Alexander Payne vuelve a terreno conocido: el Medio Oeste (nació en Nebraska), la carretera (es su tercera road movie) y la familia (su tema predilecto). Y lo hace para contar la historia “verdadera” (la referencia a la película de Lynch es inevitable) de un anciano (fantástico Bruce Dern) empeñado en cumplir su último sueño: viajar de Montana a Nebraska para cobrar un supuesto premio de un millón de dólares y poder comprar una camioneta nueva. Un viaje que emprenderá en compañía de su resignado hijo (el cómico Will Forte), alter-ego del director (la película tiene una fuerte carga autobiográfica).
Como en toda road movie, el viaje es exterior y, sobre todo, interior. El exterior son las grandes llanuras del Medio Oeste americano. Un paisaje tan bello como severo, de grandes cielos nublados y vastos campos cerealistas, con pueblos de evocadora arquitectura pero arrasados por la crisis económica. Lugares donde solo quedan viejos granjeros que pasan sus días viendo pasar los pocos coches que por allí circulan, y donde la pobreza ha derivado en miseria moral.
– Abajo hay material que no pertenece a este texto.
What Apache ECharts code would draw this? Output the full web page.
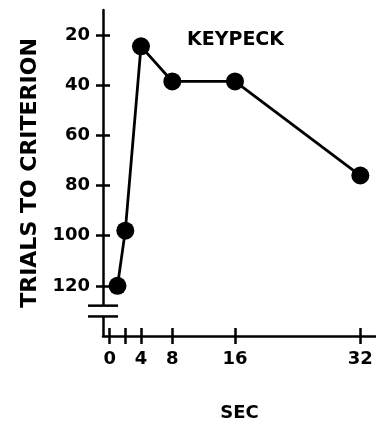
<!DOCTYPE html>
<html><head><meta charset="utf-8">
<script src="https://cdn.jsdelivr.net/npm/echarts@6/dist/echarts.min.js"></script>
<style>html,body{margin:0;padding:0;background:#fff}#c{width:376px;height:427px}</style>
</head><body><div id="c"></div>
<script>
const seconds = [1, 2, 4, 8, 16, 32];
const trials = [120, 98, 24.5, 38.5, 38.5, 76];
const xTickValues = [0, 2, 4, 8, 16, 32];
const xLabelValues = [0, 4, 8, 16, 32];
const yTickValues = [20, 40, 60, 80, 100, 120];
const breakValues = [127.9, 132.2];

const chart = echarts.init(document.getElementById('c'), null, {renderer: 'canvas'});
const FONT = 'DejaVu Sans';
const INK = '#000';
const lineStyle = {color: INK, width: 2.5};
const xBase = {
  type: 'value', min: -0.85, max: 34, position: 'bottom',
  splitLine: {show: false}
};
const yBase = {
  type: 'value', min: 10, max: 140, inverse: true, position: 'left',
  splitLine: {show: false}
};
chart.setOption({
  animation: false,
  backgroundColor: '#fff',
  title: {
    text: 'KEYPECK', left: 187, top: 31, padding: 0,
    textStyle: {fontFamily: FONT, fontWeight: 'bold', fontSize: 19, color: INK}
  },
  grid: {left: 103, right: -9, top: 10, bottom: 85, containLabel: false},
  xAxis: [
    Object.assign({}, xBase, {
      name: 'SEC', nameLocation: 'middle', nameGap: 68,
      nameTextStyle: {fontFamily: FONT, fontWeight: 'bold', fontSize: 18, color: INK},
      axisLine: {show: true, onZero: false, lineStyle: lineStyle},
      axisTick: {show: true, customValues: xTickValues, length: 8, lineStyle: lineStyle},
      axisLabel: {show: true, customValues: xLabelValues, margin: 14,
        fontFamily: FONT, fontWeight: 'bold', fontSize: 18, color: INK}
    }),
    Object.assign({}, xBase, {
      axisLine: {show: false, onZero: false},
      axisTick: {show: true, inside: true, customValues: xTickValues, length: 8, lineStyle: lineStyle},
      axisLabel: {show: false}
    })
  ],
  yAxis: [
    Object.assign({}, yBase, {
      name: 'TRIALS TO CRITERION', nameLocation: 'middle', nameGap: 62, nameRotate: 90,
      nameTextStyle: {fontFamily: FONT, fontWeight: 'bold', fontSize: 22, color: INK},
      axisLine: {show: true, onZero: false, lineStyle: lineStyle},
      axisTick: {show: true, customValues: yTickValues, length: 7, lineStyle: lineStyle},
      axisLabel: {show: true, customValues: yTickValues, margin: 13,
        fontFamily: FONT, fontWeight: 'bold', fontSize: 18, color: INK}
    }),
    Object.assign({}, yBase, {
      axisLine: {show: false, onZero: false},
      axisTick: {show: true, inside: true, customValues: yTickValues, length: 7, lineStyle: lineStyle},
      axisLabel: {show: false}
    })
  ],
  series: [{
    type: 'line',
    xAxisIndex: 0, yAxisIndex: 0,
    data: seconds.map((s, i) => [s, trials[i]]),
    symbol: 'circle', symbolSize: 18,
    itemStyle: {color: INK},
    lineStyle: {color: INK, width: 2.8}
  }]
});

// axis break decoration positioned through the axis scale
const p1 = chart.convertToPixel({xAxisIndex: 0, yAxisIndex: 0}, [-0.85, breakValues[0]]);
const p2 = chart.convertToPixel({xAxisIndex: 0, yAxisIndex: 0}, [-0.85, breakValues[1]]);
chart.setOption({
  graphic: [
    {type: 'rect', shape: {x: p1[0] - 3, y: p1[1], width: 6, height: p2[1] - p1[1]},
     style: {fill: '#fff'}, z: 100},
    {type: 'line', shape: {x1: p1[0] - 15, y1: p1[1], x2: p1[0] + 15, y2: p1[1]},
     style: {stroke: INK, lineWidth: 2.5}, z: 101},
    {type: 'line', shape: {x1: p2[0] - 15, y1: p2[1], x2: p2[0] + 15, y2: p2[1]},
     style: {stroke: INK, lineWidth: 2.5}, z: 101}
  ]
});
</script></body></html>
Un paisaje desolado fotografiado en un expresivo blanco y negro que añade capas de sentido a la historia. “Son tiempos de depresión, y quizá eso se filtró en la atmósfera del filme”, comentó en Cannes el director.
El viaje interior es al pasado, a la infancia y adolescencia del anciano. Una vuelta dolorosa, el reencuentro con amigos y familiares que mejor haber dejado atrás, pero necesaria para alumbrar el presente y el futuro con su hijo. Éste comprenderá mejor sus debilidades (el alcoholismo) y propiciará un progresivo acercamiento, una reconciliación que se convertirá en el motor narrativo de la película. A pesar de que el tramo final desluce un poco el conjunto -todo resulta demasiado previsible, de un “entrañable” algo mecánico- ‘Nebraska’ confirma a Alexander Payne como un director de otro tiempo, como el heredero de aquellos “artesanos” del Hollywood clásico que camuflaban su enorme talento bajo capas de sencillez, humildad y humanidad. 8,5.